**TASK PROMPT**
Print exactly the lines running from the one that holds "Emit a Python" through the one that holds "fig.savefig('out.png', dpi=100)", please, and leave the pictures out.

+ + + +

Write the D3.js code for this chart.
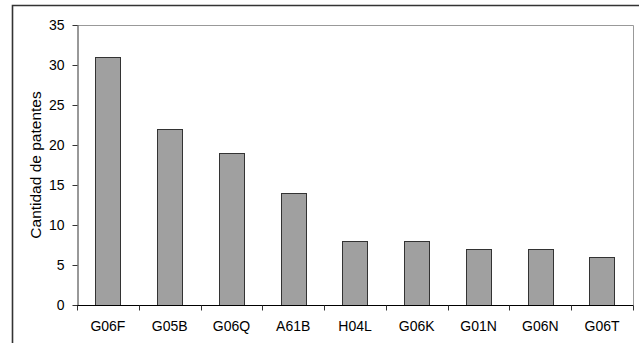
<!DOCTYPE html>
<html><head><meta charset="utf-8">
<script src="https://cdn.jsdelivr.net/npm/d3@7"></script>
<style>body{margin:0;background:#fff}svg{display:block;font-family:"Liberation Sans",Arial,sans-serif}</style>
</head><body>
<script>
const categories = ["G06F","G05B","G06Q","A61B","H04L","G06K","G01N","G06N","G06T"];
const values = [31,22,19,14,8,8,7,7,6];
const yTicks = [0,5,10,15,20,25,30,35];
const yTitle = "Cantidad de patentes";

const W=639,H=343;
const svg=d3.select("body").append("svg").attr("width",W).attr("height",H);
const L=77,R=633,T=25,B=305;
const x=d3.scaleBand().domain(categories).range([L,R]).padding(0);
const y=d3.scaleLinear().domain([0,35]).range([B,T]);

// outer frame
svg.append("path").attr("d",`M12.5,${H} V5.5 H${W}`).attr("fill","none").attr("stroke","#333").attr("stroke-width",1.6);
// plot border top/right
svg.append("path").attr("d",`M${L},${T+0.5} H${R+0.5} V${B}`).attr("fill","none").attr("stroke","#999").attr("stroke-width",1);

const bw=x.bandwidth()*0.41;
svg.selectAll("rect.bar").data(values).join("rect").attr("class","bar")
 .attr("x",(d,i)=>Math.round(x(categories[i])+x.bandwidth()/2-bw/2)+0.5)
 .attr("y",d=>Math.round(y(d))+0.5)
 .attr("width",Math.round(bw))
 .attr("height",d=>B-Math.round(y(d)))
 .attr("fill","#a0a0a0").attr("stroke","#333").attr("stroke-width",1);

// y axis
const ya=svg.append("g").attr("transform",`translate(${L+0.5},0)`)
 .call(d3.axisLeft(y).tickValues(yTicks).tickSize(5).tickPadding(8).tickSizeOuter(0));
ya.select(".domain").attr("stroke","#333");
ya.selectAll(".tick line").attr("stroke","#333");
ya.selectAll("text").attr("font-size",14).attr("fill","#000").attr("font-family","Liberation Sans, Arial, sans-serif");

// x axis
const xa=svg.append("g").attr("transform",`translate(0,${B+0.5})`);
xa.append("line").attr("x1",L).attr("x2",R+0.5).attr("stroke","#000");
const bounds=categories.map(c=>x(c)).concat([R]);
xa.selectAll("line.t").data(bounds).join("line").attr("class","t")
 .attr("x1",d=>Math.round(d)+0.5).attr("x2",d=>Math.round(d)+0.5).attr("y1",0).attr("y2",5).attr("stroke","#333");
xa.selectAll("text").data(categories).join("text")
 .attr("x",d=>x(d)+x.bandwidth()/2).attr("y",25).attr("text-anchor","middle")
 .attr("font-size",14).attr("fill","#000").text(d=>d);

svg.append("text").attr("transform",`translate(41,${(T+B)/2+0}) rotate(-90)`)
 .attr("text-anchor","middle").attr("font-size",15.5).attr("fill","#000").text(yTitle);
</script>
</body></html>
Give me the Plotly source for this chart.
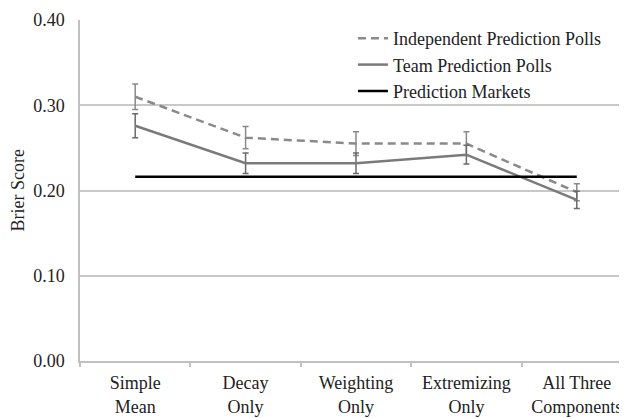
import plotly.graph_objects as go

categories = ["Simple<br>Mean", "Decay<br>Only", "Weighting<br>Only", "Extremizing<br>Only", "All Three<br>Components"]
independent = [0.310, 0.262, 0.255, 0.255, 0.198]
independent_err = [0.015, 0.013, 0.014, 0.014, 0.010]
team = [0.276, 0.232, 0.232, 0.242, 0.189]
team_err = [0.014, 0.012, 0.012, 0.011, 0.010]
market = 0.216
y_ticks = [0.0, 0.1, 0.2, 0.3, 0.4]

font = "Liberation Serif"
fig = go.Figure()
fig.add_trace(go.Scatter(
    x=categories, y=independent, name="Independent Prediction Polls", mode="lines",
    line=dict(color="#8a8a8a", width=2.5, dash="8px,5px"),
    error_y=dict(type="data", array=independent_err, color="#8a8a8a", thickness=1.5, width=3),
))
fig.add_trace(go.Scatter(
    x=categories, y=team, name="Team Prediction Polls", mode="lines",
    line=dict(color="#7a7a7a", width=2.5),
    error_y=dict(type="data", array=team_err, color="#6a6a6a", thickness=1.5, width=3),
))
fig.add_trace(go.Scatter(
    x=categories, y=[market] * len(categories), name="Prediction Markets", mode="lines",
    line=dict(color="#000000", width=2.5),
))

fig.update_layout(
    width=627, height=418,
    margin=dict(l=72, r=8, t=12, b=65, autoexpand=False),
    paper_bgcolor="white", plot_bgcolor="white",
    font=dict(family=font, size=18, color="#222222"),
    showlegend=True,
    legend=dict(x=0.499, y=1.0, xanchor="left", yanchor="top",
                font=dict(family=font, size=18, color="#222222"),
                bgcolor="rgba(0,0,0,0)"),
    xaxis=dict(
        type="category", range=[-0.5, 4.455], automargin=False,
        showline=True, linecolor="#c0c0c0", linewidth=1.5,
        showgrid=False, tickson="boundaries", ticks="outside",
        ticklen=4, tickcolor="#c0c0c0", tickwidth=1.5,
        ticklabelstandoff=5,
        tickfont=dict(family=font, size=18, color="#222222"),
    ),
    yaxis=dict(
        range=[0, 0.4], tickvals=y_ticks, tickformat=".2f", automargin=False,
        showline=True, linecolor="#c0c0c0", linewidth=1.5,
        showgrid=True, gridcolor="#c8c8c8", gridwidth=1.5,
        zeroline=False, ticks="", ticklabelstandoff=10,
        tickfont=dict(family=font, size=18, color="#222222"),
    ),
    annotations=[dict(
        text="Brier Score", xref="paper", yref="paper", x=-0.115, y=0.5,
        xanchor="center", yanchor="middle", textangle=-90, showarrow=False,
        font=dict(family=font, size=18, color="#222222"),
    )],
)
fig.write_html("out.html")
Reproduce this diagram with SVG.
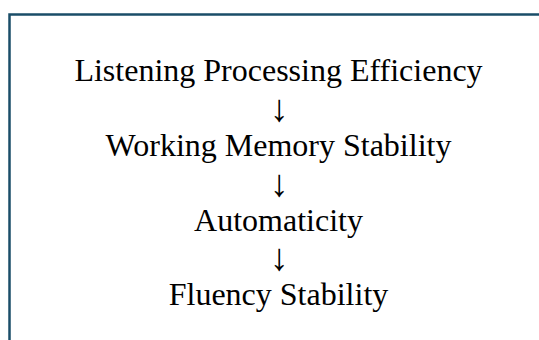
<svg xmlns="http://www.w3.org/2000/svg" width="539" height="340" viewBox="0 0 539 340">
<style>
.t{font-family:"Liberation Serif","Times New Roman",serif;font-size:32px;fill:#000;text-anchor:middle}
.a{font-family:"Liberation Serif","Times New Roman",serif;font-size:38px;fill:#000;text-anchor:middle}
.frame{fill:none;stroke:#1a4d68;stroke-width:2.5}
</style>
<rect width="539" height="340" fill="#fff"/>
<path class="frame" d="M9.5,340 V14.5 H539"/>
<g id="node-listening"><text class="t" x="278.5" y="81">Listening Processing Efficiency</text></g>
<g id="node-working-memory"><text class="t" x="278.5" y="156">Working Memory Stability</text></g>
<g id="node-automaticity"><text class="t" x="278.5" y="230.5">Automaticity</text></g>
<g id="node-fluency"><text class="t" x="278.5" y="305">Fluency Stability</text></g>
<g id="connectors">
<text class="a" x="279" y="121">↓</text>
<text class="a" x="279" y="195.5">↓</text>
<text class="a" x="279" y="270">↓</text>
</g>
</svg>
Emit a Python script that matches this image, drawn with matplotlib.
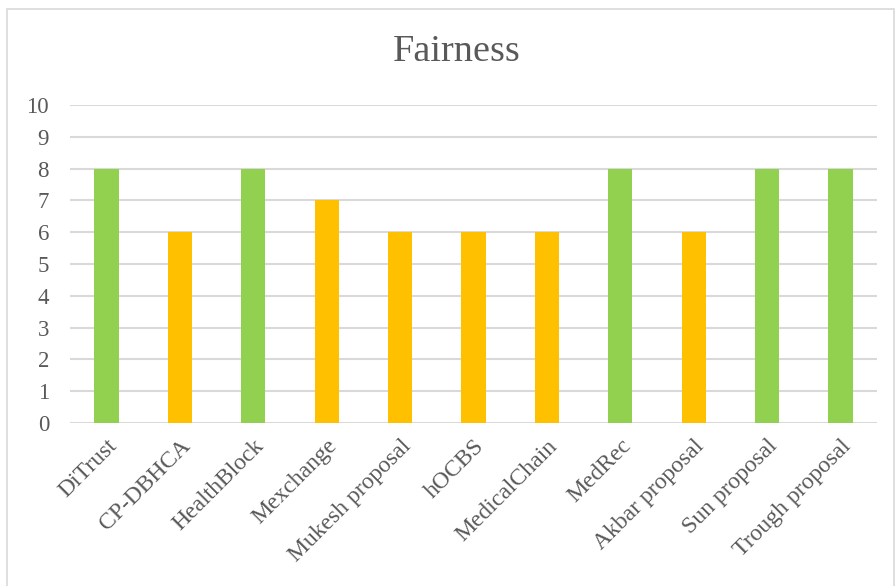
import matplotlib.pyplot as plt
from matplotlib.patches import Rectangle

# Fairness score per proposal
names = ['DiTrust', 'CP-DBHCA', 'HealthBlock', 'Mexchange', 'Mukesh proposal', 'hOCBS',
         'MedicalChain', 'MedRec', 'Akbar proposal', 'Sun proposal', 'Trough proposal']
scores = [8, 6, 8, 7, 6, 6, 6, 8, 6, 8, 8]

green = '#92D050'
orange = '#FFC000'
colors = [green if s == 8 else orange for s in scores]

plt.rcParams['font.family'] = ['Liberation Serif', 'DejaVu Serif']

fig = plt.figure(figsize=(8.96, 5.86), dpi=100)
ax = fig.add_axes([0.078, 0.278, 0.901, 0.543])

x = range(len(names))
ax.bar(x, scores, width=0.33, color=colors, zorder=3)

ax.set_ylim(0, 10)
ax.set_xlim(-0.5, len(names) - 0.5)
ax.set_yticks(range(0, 11))
ax.set_xticks(list(x))
ax.set_xticklabels(names, rotation=45, ha='right', rotation_mode='anchor')
ax.tick_params(axis='x', length=0, labelsize=17, colors='#595959', pad=9)
ax.tick_params(axis='y', length=0, labelsize=16.5, colors='#595959', pad=15)
ax.grid(axis='y', color='#d9d9d9', linewidth=1.5, zorder=0)
for s in ax.spines.values():
    s.set_visible(False)

fig.text(0.51, 0.912, 'Fairness', ha='center', va='center', fontsize=27.5, color='#595959')

# chart frame
fig.patches.append(Rectangle((0.008, -0.05), 0.99, 1.035, transform=fig.transFigure,
                             fill=False, edgecolor='#d9d9d9', linewidth=1.2))

fig.savefig('out.png', dpi=100)
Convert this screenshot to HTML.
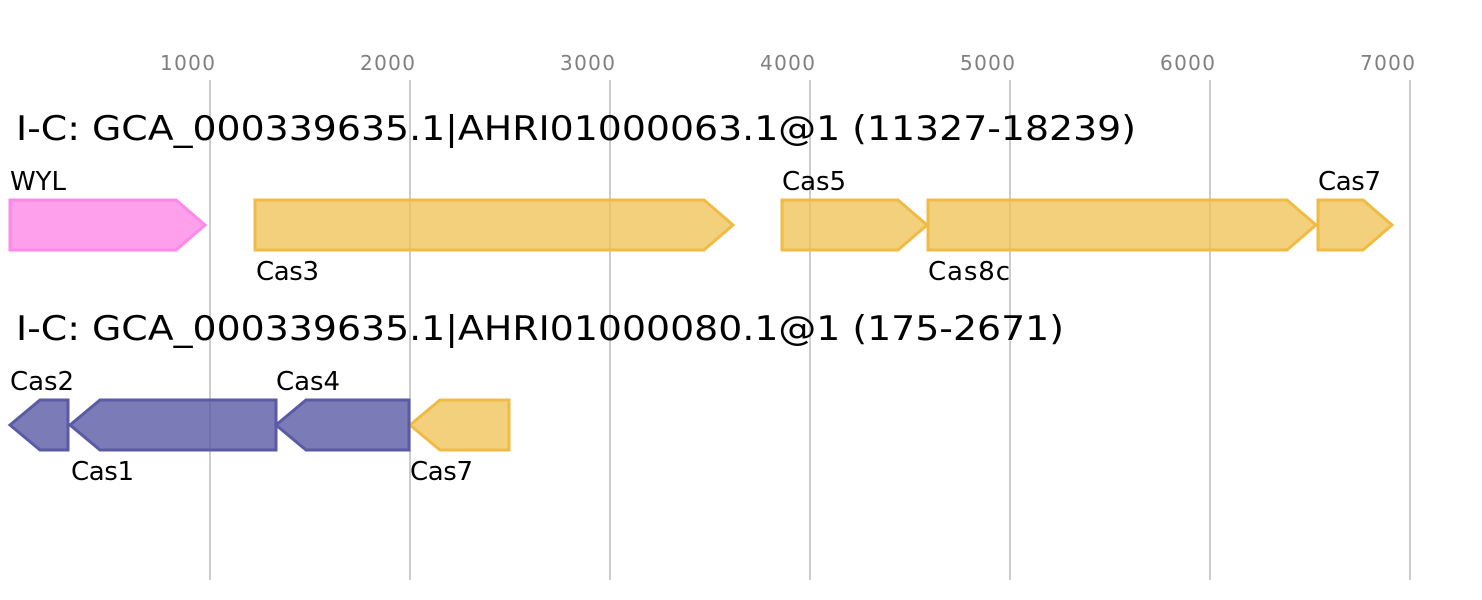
<!DOCTYPE html>
<html><head><meta charset="utf-8"><style>
html,body{margin:0;padding:0;background:#fff;}
svg{display:block;font-family:"DejaVu Sans","Liberation Sans",sans-serif;}
</style></head><body>
<svg width="1482" height="600" viewBox="0 0 1482 600" xmlns="http://www.w3.org/2000/svg">
<g stroke="#bbbbbb" stroke-width="1.5">
<line x1="210" y1="80" x2="210" y2="580"/><line x1="410" y1="80" x2="410" y2="580"/>
<line x1="610" y1="80" x2="610" y2="580"/><line x1="810" y1="80" x2="810" y2="580"/>
<line x1="1010" y1="80" x2="1010" y2="580"/><line x1="1210" y1="80" x2="1210" y2="580"/>
<line x1="1410" y1="80" x2="1410" y2="580"/>
</g>
<g fill="#808080" font-size="20">
<text x="160" y="70" textLength="55">1000</text><text x="360" y="70" textLength="55">2000</text><text x="560" y="70" textLength="55">3000</text>
<text x="760" y="70" textLength="55">4000</text><text x="960" y="70" textLength="55">5000</text><text x="1160" y="70" textLength="55">6000</text>
<text x="1360" y="70" textLength="55">7000</text>
</g>
<text x="16" y="140" font-size="34" textLength="1120" lengthAdjust="spacingAndGlyphs">I-C: GCA_000339635.1|AHRI01000063.1@1 (11327-18239)</text>
<text x="16" y="340" font-size="34" textLength="1048" lengthAdjust="spacingAndGlyphs">I-C: GCA_000339635.1|AHRI01000080.1@1 (175-2671)</text>
<g stroke-width="3" stroke-linejoin="miter">
<polygon points="10,200 176,200 205,225 176,250 10,250" fill="#ff88e8" fill-opacity="0.8" stroke="#ff88e8"/>
<g fill="#efc050" fill-opacity="0.75" stroke="#efbb45">
<polygon points="255,200 704,200 733,225 704,250 255,250"/>
<polygon points="782,200 898,200 927,225 898,250 782,250"/>
<polygon points="928,200 1287,200 1316,225 1287,250 928,250"/>
<polygon points="1318,200 1363,200 1392,225 1363,250 1318,250"/>
<polygon points="410,425 440,400 509,400 509,450 440,450"/>
</g>
<g fill="#5a5aa5" fill-opacity="0.8" stroke="#5a5aa5">
<polygon points="10,425 40,400 68,400 68,450 40,450"/>
<polygon points="70,425 100,400 276,400 276,450 100,450"/>
<polygon points="276,425 306,400 409,400 409,450 306,450"/>
</g>
</g>
<g font-size="26" fill="#000">
<text x="10" y="190" textLength="56">WYL</text>
<text x="256" y="280" textLength="63">Cas3</text>
<text x="782" y="190" textLength="64">Cas5</text>
<text x="928" y="280" textLength="82">Cas8c</text>
<text x="1318" y="190" textLength="63">Cas7</text>
<text x="10" y="390" textLength="64">Cas2</text>
<text x="71" y="480" textLength="63">Cas1</text>
<text x="276" y="390" textLength="64">Cas4</text>
<text x="410" y="480" textLength="63">Cas7</text>
</g>
</svg>
</body></html>
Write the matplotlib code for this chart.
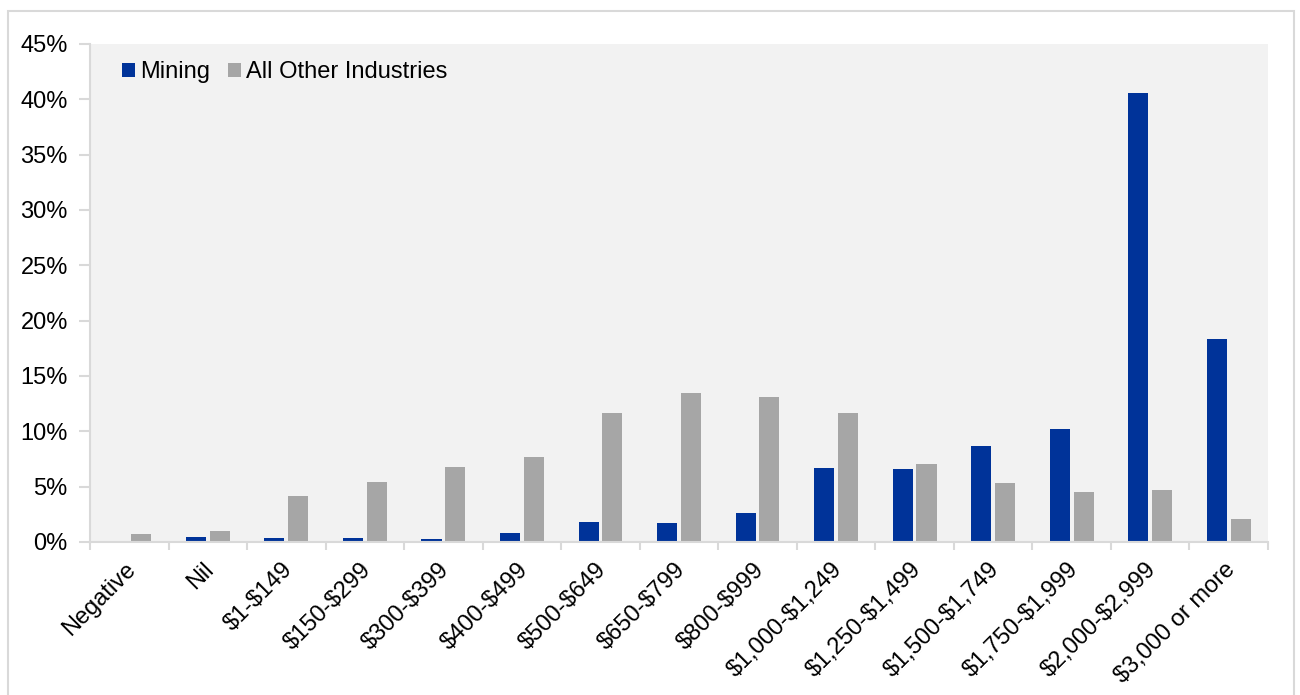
import numpy as np
import matplotlib.pyplot as plt
from matplotlib.patches import Rectangle
from matplotlib.transforms import ScaledTranslation

categories = ["Negative", "Nil", "$1-$149", "$150-$299", "$300-$399", "$400-$499",
              "$500-$649", "$650-$799", "$800-$999", "$1,000-$1,249", "$1,250-$1,499",
              "$1,500-$1,749", "$1,750-$1,999", "$2,000-$2,999", "$3,000 or more"]
mining = [0.0, 0.45, 0.33, 0.38, 0.27, 0.8, 1.78, 1.71, 2.59, 6.7, 6.62, 8.64, 10.2, 40.6, 18.35]
others = [0.68, 1.02, 4.15, 5.42, 6.75, 7.7, 11.65, 13.45, 13.07, 11.65, 7.05, 5.33, 4.49, 4.7, 2.05]

BLUE = "#003399"
GREY = "#a6a6a6"
AXIS = "#d9d9d9"
FS = 17

plt.rcParams["font.family"] = ["Liberation Sans", "DejaVu Sans"]
plt.rcParams["text.parse_math"] = False

fig = plt.figure(figsize=(13, 6.95), dpi=100)
ax = fig.add_axes([90 / 1300, 1 - 542 / 695, 1178 / 1300, 498 / 695])

# outer frame around the chart
fig.patches.append(Rectangle((8 / 1300, -0.01), 1286 / 1300, 1 - 11 / 695 + 0.01,
                             transform=fig.transFigure, fill=False,
                             edgecolor=AXIS, linewidth=1.5))

x = np.arange(len(categories))
w = 0.255
gap = 0.048
ax.bar(x - (w + gap) / 2, mining, width=w, color=BLUE, label="Mining", zorder=2)
ax.bar(x + (w + gap) / 2, others, width=w, color=GREY, label="All Other Industries", zorder=2)

ax.set_facecolor("#f2f2f2")
ax.set_xlim(-0.5, len(categories) - 0.5)
ax.set_ylim(0, 45)
ax.set_yticks(np.arange(0, 46, 5))
ax.set_yticklabels([f"{v}%" for v in range(0, 46, 5)], fontsize=FS)

ax.set_xticks(x)
ax.set_xticklabels(categories, rotation=45, ha="right", rotation_mode="anchor", fontsize=FS)
ax.tick_params(axis="x", length=0, pad=12)
shift = ScaledTranslation(-5 / 100, 0, fig.dpi_scale_trans)
for lab in ax.get_xticklabels():
    lab.set_transform(lab.get_transform() + shift)
ax.set_xticks(np.arange(-0.5, len(categories)), minor=True)
ax.tick_params(axis="x", which="minor", length=6, color=AXIS, width=1.5)
ax.tick_params(axis="y", length=8, color=AXIS, width=1.5, pad=8)

for s in ["top", "right"]:
    ax.spines[s].set_visible(False)
for s in ["left", "bottom"]:
    ax.spines[s].set_color(AXIS)
    ax.spines[s].set_linewidth(1.5)

ax.legend(loc="upper left", bbox_to_anchor=(32 / 1178, (542 - 61) / 498), ncol=2,
          frameon=False, fontsize=FS, borderpad=0, borderaxespad=0,
          handlelength=0.55, handleheight=0.55, handletextpad=0.21,
          columnspacing=0.76)

fig.savefig("out.png", dpi=100)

+ + + +

**SOLUTION FOR THIS PROBLEM**
Emit a Python script that matches this image, drawn with matplotlib.
import matplotlib.pyplot as plt
from matplotlib.patches import Rectangle

# Fairness score per proposal
names = ['DiTrust', 'CP-DBHCA', 'HealthBlock', 'Mexchange', 'Mukesh proposal', 'hOCBS',
         'MedicalChain', 'MedRec', 'Akbar proposal', 'Sun proposal', 'Trough proposal']
scores = [8, 6, 8, 7, 6, 6, 6, 8, 6, 8, 8]

green = '#92D050'
orange = '#FFC000'
colors = [green if s == 8 else orange for s in scores]

plt.rcParams['font.family'] = ['Liberation Serif', 'DejaVu Serif']

fig = plt.figure(figsize=(8.96, 5.86), dpi=100)
ax = fig.add_axes([0.078, 0.278, 0.901, 0.543])

x = range(len(names))
ax.bar(x, scores, width=0.33, color=colors, zorder=3)

ax.set_ylim(0, 10)
ax.set_xlim(-0.5, len(names) - 0.5)
ax.set_yticks(range(0, 11))
ax.set_xticks(list(x))
ax.set_xticklabels(names, rotation=45, ha='right', rotation_mode='anchor')
ax.tick_params(axis='x', length=0, labelsize=17, colors='#595959', pad=9)
ax.tick_params(axis='y', length=0, labelsize=16.5, colors='#595959', pad=15)
ax.grid(axis='y', color='#d9d9d9', linewidth=1.5, zorder=0)
for s in ax.spines.values():
    s.set_visible(False)

fig.text(0.51, 0.912, 'Fairness', ha='center', va='center', fontsize=27.5, color='#595959')

# chart frame
fig.patches.append(Rectangle((0.008, -0.05), 0.99, 1.035, transform=fig.transFigure,
                             fill=False, edgecolor='#d9d9d9', linewidth=1.2))

fig.savefig('out.png', dpi=100)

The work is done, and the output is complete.